Study into antihistamines packaged as non-sedative reveals high level of drowsiness among users
Antihistamines sold as non-sedatives can cause drowsiness, a major research project by the Drug Safety Research Unit in Southampton has shown.
Researchers warned that the drugs, used most intensively at this time of year to combat hay fever, "may be dangerous in the workplace and when driving".
Of the four antihistamines investigated, acrivastine and cetirizine were most likely to cause sleepiness. Researchers said that loratadine and fexofenadine had lower incidence of sedation, but still had some effects.
So-called "second generation" antihistamines were introduced as having no or limited sedative effects. A meeting of international experts in Manchester last month raised concern over the issue.

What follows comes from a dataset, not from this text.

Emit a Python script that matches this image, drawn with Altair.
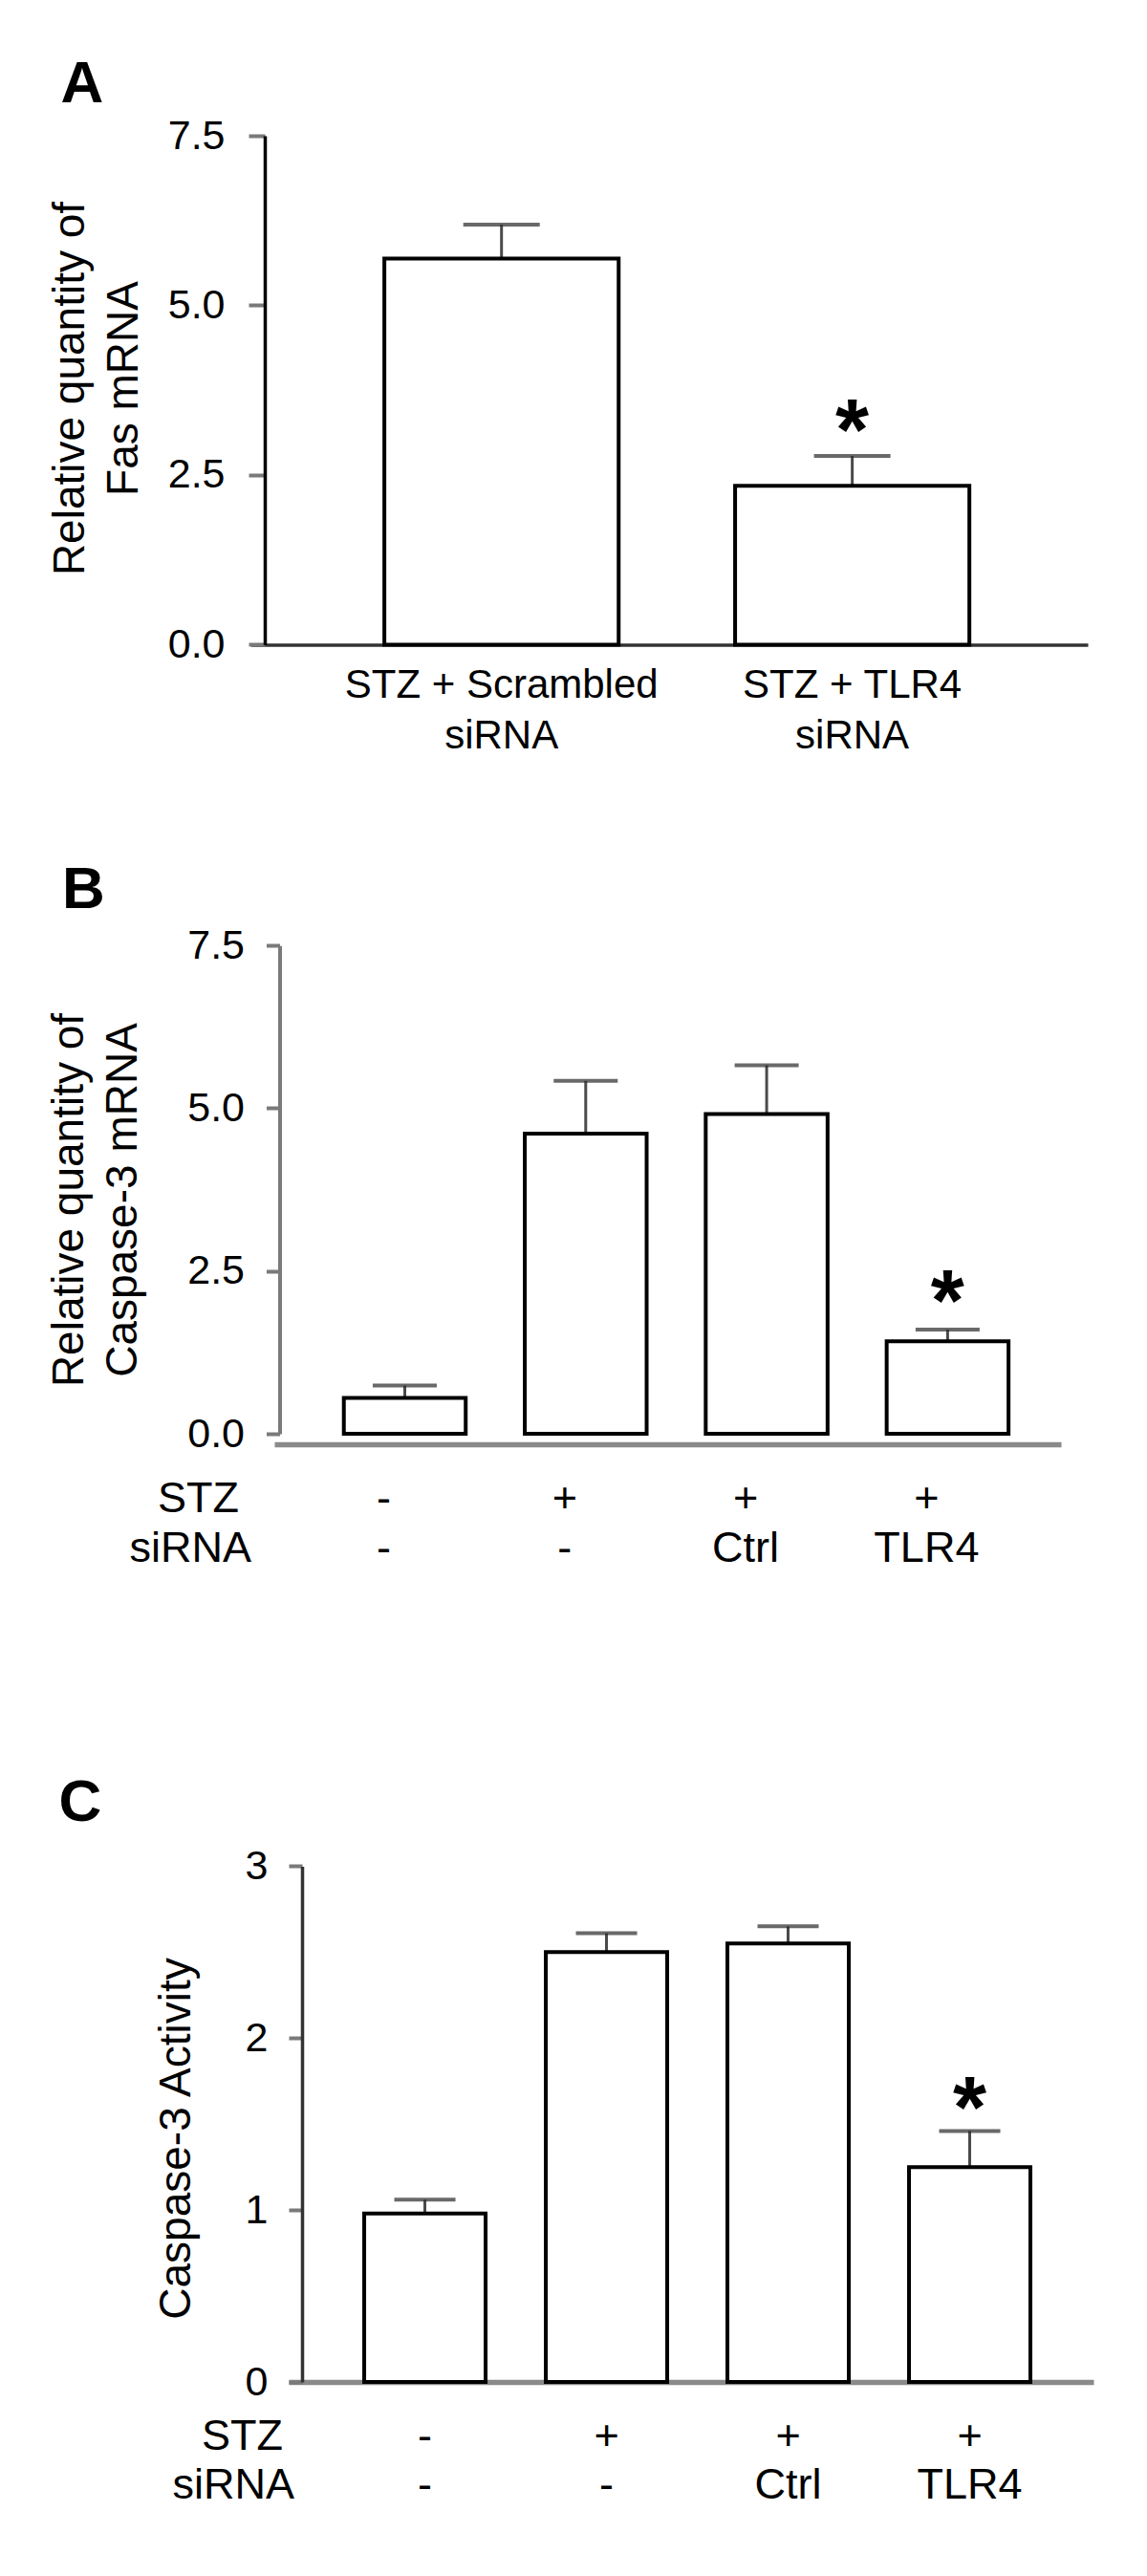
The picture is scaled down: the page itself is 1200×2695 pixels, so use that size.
import altair as alt
import pandas as pd

FONT = "Liberation Sans"

# ---------------- data ----------------
panel_letters = ["A", "B", "C"]

# Panel A: Fas mRNA
a_groups = ["STZ + Scrambled siRNA", "STZ + TLR4 siRNA"]
a_mean = [5.69, 2.34]
a_err = [0.50, 0.44]
a_sig = [False, True]

# Panels B and C: four groups
groups4 = ["Control", "STZ", "STZ + Ctrl siRNA", "STZ + TLR4 siRNA"]
stz_row = ["-", "+", "+", "+"]
sirna_row = ["-", "-", "Ctrl", "TLR4"]
sig4 = [False, False, False, True]

# Panel B: Caspase-3 mRNA
b_mean = [0.55, 4.61, 4.91, 1.42]
b_err = [0.19, 0.81, 0.75, 0.18]

# Panel C: Caspase-3 activity
c_mean = [0.98, 2.50, 2.55, 1.25]
c_err = [0.08, 0.11, 0.10, 0.21]

row_headers = ["STZ", "siRNA"]

TOTAL_H = 2484
W = 870


def build_panel(groups, mean, err, sig, letter, *, xr, pi, po, al, ydom, yr,
                yvalues, yfmt, ytitle, y_off, tick_size, label_pad, title_x,
                title_y, ycolor, ywidth, x_off, xcolor, xwidth, xlabels,
                letter_x, letter_y, ast_dy, cap_w, rows=None, row_dx=0,
                row_y=None, header_x=None):
    df = pd.DataFrame({"group": groups, "mean": mean, "err": err, "sig": sig})
    if rows is not None:
        df["stz"] = rows[0]
        df["sirna"] = rows[1]
    base = alt.Chart(df).transform_calculate(upper="datum.mean + datum.err")

    if xlabels:
        xaxis = alt.Axis(orient="bottom", offset=x_off, domainColor=xcolor,
                         domainWidth=xwidth, ticks=False, tickSize=0,
                         labelFontSize=42, labelColor="black", labelPadding=22,
                         labelLineHeight=53, labelAngle=0, labelFont=FONT,
                         labelLimit=1000, labelOverlap=False,
                         labelExpr="[replace(datum.label, ' siRNA', ''), 'siRNA']",
                         title=None, grid=False)
    else:
        xaxis = alt.Axis(orient="bottom", offset=x_off, domainColor=xcolor,
                         domainWidth=xwidth, ticks=False, labels=False,
                         title=None, grid=False)
    xscale = alt.Scale(domain=groups, range=xr, paddingInner=pi,
                       paddingOuter=po, align=al)
    x = alt.X("group:N", sort=groups, scale=xscale, axis=xaxis)

    yaxis = alt.Axis(orient="left", offset=y_off, values=yvalues, format=yfmt,
                     grid=False, domainColor=ycolor, domainWidth=ywidth,
                     tickColor="#7a7a7a", tickWidth=4, tickSize=tick_size,
                     labelFontSize=43, labelColor="black", labelFont=FONT,
                     labelPadding=label_pad, title=ytitle, titleFontSize=46,
                     titleFont=FONT, titleFontWeight="normal", titleColor="black",
                     titleX=title_x, titleY=title_y, titleAngle=270,
                     titleAlign="center", titleBaseline="middle",
                     titleLineHeight=56, titleLimit=2000)
    yscale = alt.Scale(domain=ydom, range=yr, nice=False, zero=True)

    stem = base.mark_rule(color="#4a4a4a", strokeWidth=3).encode(
        x=x, y=alt.Y("mean:Q", scale=yscale, axis=yaxis), y2="upper:Q")
    bars = base.mark_bar(fill="white", stroke="black", strokeWidth=4).encode(
        x=x, y=alt.Y("mean:Q", scale=yscale, axis=yaxis))
    cap = base.mark_tick(color="#2a2a2a", thickness=4, size=cap_w).encode(
        x=x, y=alt.Y("upper:Q", scale=yscale, axis=yaxis))
    star = base.transform_filter("datum.sig").mark_text(
        text="*", fontSize=90, fontWeight="bold", font=FONT, color="black",
        baseline="alphabetic", align="center", dy=ast_dy).encode(
        x=x, y=alt.Y("upper:Q", scale=yscale, axis=yaxis))
    let = alt.Chart(pd.DataFrame({"letter": [letter]})).mark_text(
        fontSize=62, fontWeight="bold", font=FONT, color="black",
        baseline="alphabetic", align="center").encode(
        text="letter:N", x=alt.value(letter_x), y=alt.value(letter_y))

    layers = [stem, bars, cap, star, let]
    if rows is not None:
        for col, yy, hx, hdr in zip(["stz", "sirna"], row_y, header_x, row_headers):
            layers.append(base.mark_text(fontSize=45, font=FONT, color="black",
                                         baseline="middle", align="center",
                                         dx=row_dx).encode(
                x=x, y=alt.value(yy), text=f"{col}:N"))
            layers.append(alt.Chart(pd.DataFrame({"h": [hdr]})).mark_text(
                fontSize=45, font=FONT, color="black", baseline="middle",
                align="right").encode(text="h:N", x=alt.value(hx),
                                      y=alt.value(yy)))
    return alt.layer(*layers)


pA = build_panel(
    a_groups, a_mean, a_err, a_sig, panel_letters[0],
    xr=[-14.5, 861], pi=0.332, po=0.359, al=0.53,
    ydom=[0, 7.5], yr=[666.4, 134], yvalues=[0, 2.5, 5, 7.5], yfmt=".1f",
    ytitle=["Relative quantity of", "Fas mRNA"], y_off=0, tick_size=17,
    label_pad=25, title_x=-204, title_y=398, ycolor="black", ywidth=3.5,
    x_off=666.4 - TOTAL_H, xcolor="#333333", xwidth=3.5, xlabels=True,
    letter_x=-191, letter_y=99, ast_dy=4, cap_w=80)

pB = build_panel(
    groups4, b_mean, b_err, sig4, panel_letters[1],
    xr=[10, 833], pi=0.3265, po=0.337, al=0.57,
    ydom=[0, 7.5], yr=[1492, 981.2], yvalues=[0, 2.5, 5, 7.5], yfmt=".1f",
    ytitle=["Relative quantity of", "Caspase-3 mRNA"], y_off=-15.5,
    tick_size=14, label_pad=23, title_x=-220, title_y=1247, ycolor="#7a7a7a",
    ywidth=4, x_off=1503 - TOTAL_H, xcolor="#8a8a8a", xwidth=5.5,
    xlabels=False, letter_x=-189.5, letter_y=942, ast_dy=1, cap_w=67,
    rows=(stz_row, sirna_row), row_dx=-22, row_y=[1560, 1612],
    header_x=[-27, -14])

pC = build_panel(
    groups4, c_mean, c_err, sig4, panel_letters[2],
    xr=[25, 867], pi=0.3316, po=0.3816, al=0.545,
    ydom=[0, 3], yr=[2484, 1944.4], yvalues=[0, 1, 2, 3], yfmt="d",
    ytitle="Caspase-3 Activity", y_off=-39, tick_size=14, label_pad=22,
    title_x=-132, title_y=2229, ycolor="#333333", ywidth=3.5, x_off=0,
    xcolor="#8a8a8a", xwidth=5.5, xlabels=False, letter_x=-193,
    letter_y=1897, ast_dy=7, cap_w=64,
    rows=(stz_row, sirna_row), row_dx=0, row_y=[2541, 2592],
    header_x=[19, 31])

chart = alt.layer(pA, pB, pC).resolve_scale(
    x="independent", y="independent").properties(
    width=W, height=TOTAL_H,
    autosize=alt.AutoSizeParams(type="none"),
    padding={"left": 269, "top": 0, "right": 20, "bottom": 195},
    background="white",
).configure(font=FONT).configure_view(stroke=None)

chart.save("out.html", embed_options={"renderer": "svg", "actions": False})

Dr Charles Mercier-Guyon, a member of the European Commission's working group on alcohol, drugs and traffic safety, said,"Doctors should question their patients about their profession and activities when prescribing.

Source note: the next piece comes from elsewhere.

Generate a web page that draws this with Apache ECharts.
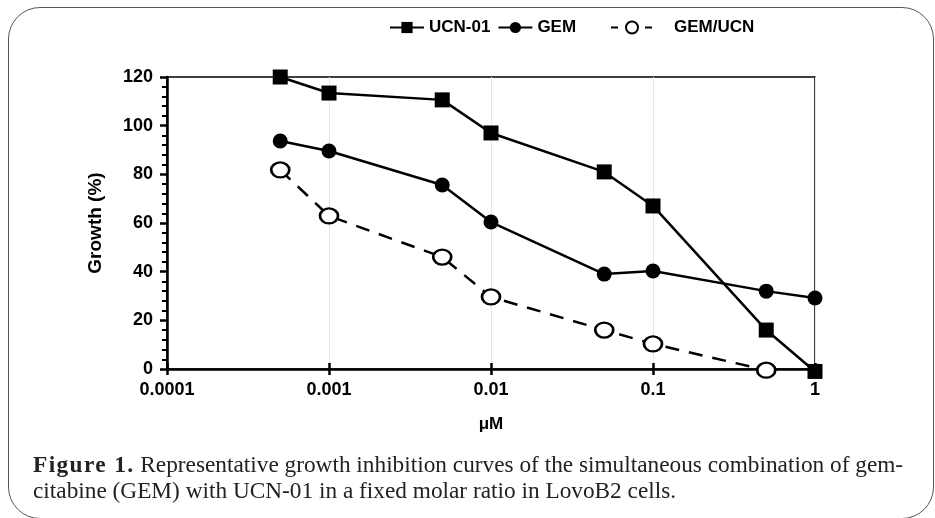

"They should choose the less sedative drugs for people who drive, and those whose work is demanding."
In the research, questionnaires were sent to GPs covering a total of about 40,000 patients prescribed the drugs, and the incidence of sedation was recorded. Full results were published in the British Medical Journal.
Several European countries, including France and Sweden, have implemented the European Union Directive on "red triangle" labelling of substances known to have a sedative effect, but the UK has not followed suit.